* [Task requirements]:
Return precisely the span of lines from the top of the material below to the line containing "const MINOR_TICK_VALUES = [5, 10, 15, 20, 25, 30, 35];", both included. Pictures are excluded.

* [Data segment]:
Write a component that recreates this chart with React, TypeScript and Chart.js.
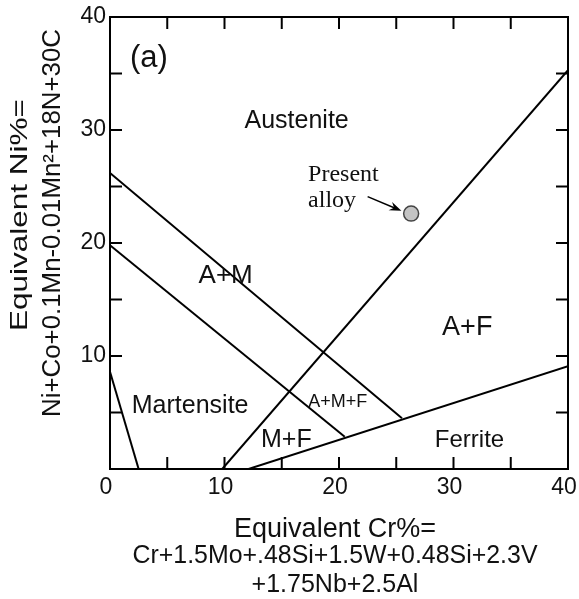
import React, { useEffect, useRef } from 'react';
import { Chart, registerables } from 'chart.js';

Chart.register(...registerables);

// ---- data (equivalent Cr %, equivalent Ni %) ----
const X_TICK_VALUES = [0, 10, 20, 30, 40];
const Y_TICK_VALUES = [0, 10, 20, 30, 40];
const MINOR_TICK_VALUES = [5, 10, 15, 20, 25, 30, 35];

const martensiteBoundary = [{ x: 0, y: 8.6 }, { x: 2.5, y: 0 }];
const amUpperBoundary = [{ x: 0, y: 26.2 }, { x: 25.5, y: 4.5 }];
const amLowerBoundary = [{ x: 0, y: 19.8 }, { x: 20.5, y: 2.85 }];
const austeniteFerriteBoundary = [{ x: 9.8, y: 0 }, { x: 40, y: 35.3 }];
const ferriteBoundary = [{ x: 12.1, y: 0 }, { x: 40, y: 9.1 }];
const presentAlloy = [{ x: 26.3, y: 22.6 }];

const regionNames = ['Austenite', 'A+M', 'A+F', 'Martensite', 'A+M+F', 'M+F', 'Ferrite'];
const regionX = [16.3, 10.1, 31.2, 7.0, 19.9, 15.4, 31.4];
const regionY = [30.2, 16.5, 11.9, 5.0, 5.5, 1.95, 1.95];

const panelLabel = '(a)';
const alloyLabel = ['Present', 'alloy'];

const xTitle = ['Equivalent Cr%=', 'Cr+1.5Mo+.48Si+1.5W+0.48Si+2.3V', '+1.75Nb+2.5Al'];
const yTitle = ['Equivalent Ni%=', 'Ni+Co+0.1Mn-0.01Mn\u00B2+18N+30C'];

// ---- styles ----
const SANS = '"Liberation Sans", Arial, Helvetica, sans-serif';
const SERIF = '"Liberation Serif", "Times New Roman", serif';
const INK = '#111';
const regionFontSizes = [25, 26, 27, 25, 18, 25, 24];

function strokeLine(ctx: CanvasRenderingContext2D, x1: number, y1: number, x2: number, y2: number) {
  ctx.beginPath();
  ctx.moveTo(x1, y1);
  ctx.lineTo(x2, y2);
  ctx.stroke();
}

function drawText(
  ctx: CanvasRenderingContext2D,
  text: string,
  x: number,
  y: number,
  font: string,
  align: CanvasTextAlign,
  rotate = false,
  targetLen = 0
) {
  ctx.save();
  ctx.font = font;
  ctx.fillStyle = INK;
  ctx.textAlign = align;
  ctx.textBaseline = 'alphabetic';
  const w = ctx.measureText(text).width;
  ctx.translate(x, y);
  if (rotate) ctx.rotate(-Math.PI / 2);
  if (targetLen > 0) ctx.scale(targetLen / w, 1);
  ctx.fillText(text, 0, 0);
  ctx.restore();
}

const overlayPlugin = {
  id: 'overlay',
  afterDatasetsDraw(chart: any) {
    const { ctx, chartArea: a, scales } = chart;
    const xs = scales.x;
    const ys = scales.y;
    ctx.save();
    ctx.strokeStyle = '#000';
    ctx.lineWidth = 2;
    ctx.lineCap = 'butt';
    ctx.strokeRect(a.left, a.top, a.right - a.left, a.bottom - a.top);
    const TL = 12;
    MINOR_TICK_VALUES.forEach((v) => {
      const px = xs.getPixelForValue(v);
      strokeLine(ctx, px, a.bottom, px, a.bottom - TL);
      strokeLine(ctx, px, a.top, px, a.top + TL);
      const py = ys.getPixelForValue(v);
      strokeLine(ctx, a.left, py, a.left + TL, py);
      strokeLine(ctx, a.right, py, a.right - TL, py);
    });

    // region labels
    regionNames.forEach((name, i) => {
      drawText(
        ctx,
        name,
        xs.getPixelForValue(regionX[i]),
        ys.getPixelForValue(regionY[i]),
        `${regionFontSizes[i]}px ${SANS}`,
        'center'
      );
    });

    // panel label
    drawText(ctx, panelLabel, xs.getPixelForValue(3.4), ys.getPixelForValue(35.6), `31px ${SANS}`, 'center');

    // present alloy annotation
    drawText(ctx, alloyLabel[0], xs.getPixelForValue(17.3), ys.getPixelForValue(25.5), `24px ${SERIF}`, 'left');
    drawText(ctx, alloyLabel[1], xs.getPixelForValue(17.3), ys.getPixelForValue(23.2), `24px ${SERIF}`, 'left');

    const ax1 = xs.getPixelForValue(22.5);
    const ay1 = ys.getPixelForValue(24.1);
    const ax2 = xs.getPixelForValue(25.45);
    const ay2 = ys.getPixelForValue(22.85);
    const ang = Math.atan2(ay2 - ay1, ax2 - ax1);
    ctx.lineWidth = 1.5;
    strokeLine(ctx, ax1, ay1, ax2 - 6 * Math.cos(ang), ay2 - 6 * Math.sin(ang));
    ctx.fillStyle = '#000';
    ctx.beginPath();
    ctx.moveTo(ax2, ay2);
    ctx.lineTo(ax2 - 12 * Math.cos(ang) + 4.5 * Math.sin(ang), ay2 - 12 * Math.sin(ang) - 4.5 * Math.cos(ang));
    ctx.lineTo(ax2 - 8 * Math.cos(ang), ay2 - 8 * Math.sin(ang));
    ctx.lineTo(ax2 - 12 * Math.cos(ang) - 4.5 * Math.sin(ang), ay2 - 12 * Math.sin(ang) + 4.5 * Math.cos(ang));
    ctx.closePath();
    ctx.fill();

    // axis titles
    const cxTitle = 335;
    drawText(ctx, xTitle[0], cxTitle, 537, `27px ${SANS}`, 'center');
    drawText(ctx, xTitle[1], cxTitle, 563, `25px ${SANS}`, 'center', false, 405);
    drawText(ctx, xTitle[2], cxTitle, 592, `25px ${SANS}`, 'center');

    drawText(ctx, yTitle[0], 27, 215, `24px ${SANS}`, 'center', true, 232);
    drawText(ctx, yTitle[1], 60, 223, `25px ${SANS}`, 'center', true, 388);
    ctx.restore();
  },
};

export default function App() {
  const canvasRef = useRef<HTMLCanvasElement | null>(null);

  useEffect(() => {
    if (!canvasRef.current) return;
    const lineDs = (data: { x: number; y: number }[]) => ({
      data,
      showLine: true,
      borderColor: '#000',
      borderWidth: 2,
      pointRadius: 0,
      pointHoverRadius: 0,
      fill: false,
    });
    const chart = new Chart(canvasRef.current, {
      type: 'scatter',
      data: {
        datasets: [
          lineDs(martensiteBoundary),
          lineDs(amUpperBoundary),
          lineDs(amLowerBoundary),
          lineDs(austeniteFerriteBoundary),
          lineDs(ferriteBoundary),
          {
            data: presentAlloy,
            pointRadius: 7.5,
            pointBackgroundColor: '#c4c4c4',
            pointBorderColor: '#444',
            pointBorderWidth: 1.5,
            showLine: false,
          },
        ],
      },
      options: {
        animation: false,
        responsive: false,
        maintainAspectRatio: false,
        events: [],
        layout: { padding: { top: 17, right: 11, left: 0, bottom: 0 } },
        plugins: { legend: { display: false }, tooltip: { enabled: false }, title: { display: false } },
        scales: {
          x: {
            type: 'linear',
            min: 0,
            max: 40,
            afterFit: (s: any) => {
              s.height = 130;
              s.paddingLeft = 0;
              s.paddingRight = 0;
              s.paddingTop = 0;
              s.paddingBottom = 0;
            },
            afterBuildTicks: (s: any) => {
              s.ticks = X_TICK_VALUES.map((v) => ({ value: v }));
            },
            grid: { display: false, drawTicks: false },
            border: { display: false },
            ticks: {
              color: INK,
              padding: 5,
              labelOffset: -4,
              autoSkip: false,
              maxRotation: 0,
              font: { family: SANS, size: 23 },
            },
          },
          y: {
            type: 'linear',
            min: 0,
            max: 40,
            afterFit: (s: any) => {
              s.width = 110;
              s.paddingLeft = 0;
              s.paddingRight = 0;
              s.paddingTop = 0;
              s.paddingBottom = 0;
            },
            afterBuildTicks: (s: any) => {
              s.ticks = Y_TICK_VALUES.map((v) => ({ value: v }));
            },
            grid: { display: false, drawTicks: false },
            border: { display: false },
            ticks: {
              color: INK,
              padding: 4,
              autoSkip: false,
              font: { family: SANS, size: 23 },
              callback: (v: any) => (Number(v) === 0 ? '' : String(v)),
            },
          },
        },
      },
      plugins: [overlayPlugin],
    } as any);
    return () => chart.destroy();
  }, []);

  return (
    <div style={{ position: 'fixed', left: 0, top: 0, width: 579, height: 599, background: '#fff' }}>
      <canvas ref={canvasRef} width={579} height={599} style={{ width: 579, height: 599, display: 'block' }} />
    </div>
  );
}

* [Full solution]:
Write a component that recreates this chart with React, TypeScript and Chart.js.
import React, { useEffect, useRef } from 'react';
import { Chart, registerables } from 'chart.js';

Chart.register(...registerables);

// ---- data (equivalent Cr %, equivalent Ni %) ----
const X_TICK_VALUES = [0, 10, 20, 30, 40];
const Y_TICK_VALUES = [0, 10, 20, 30, 40];
const MINOR_TICK_VALUES = [5, 10, 15, 20, 25, 30, 35];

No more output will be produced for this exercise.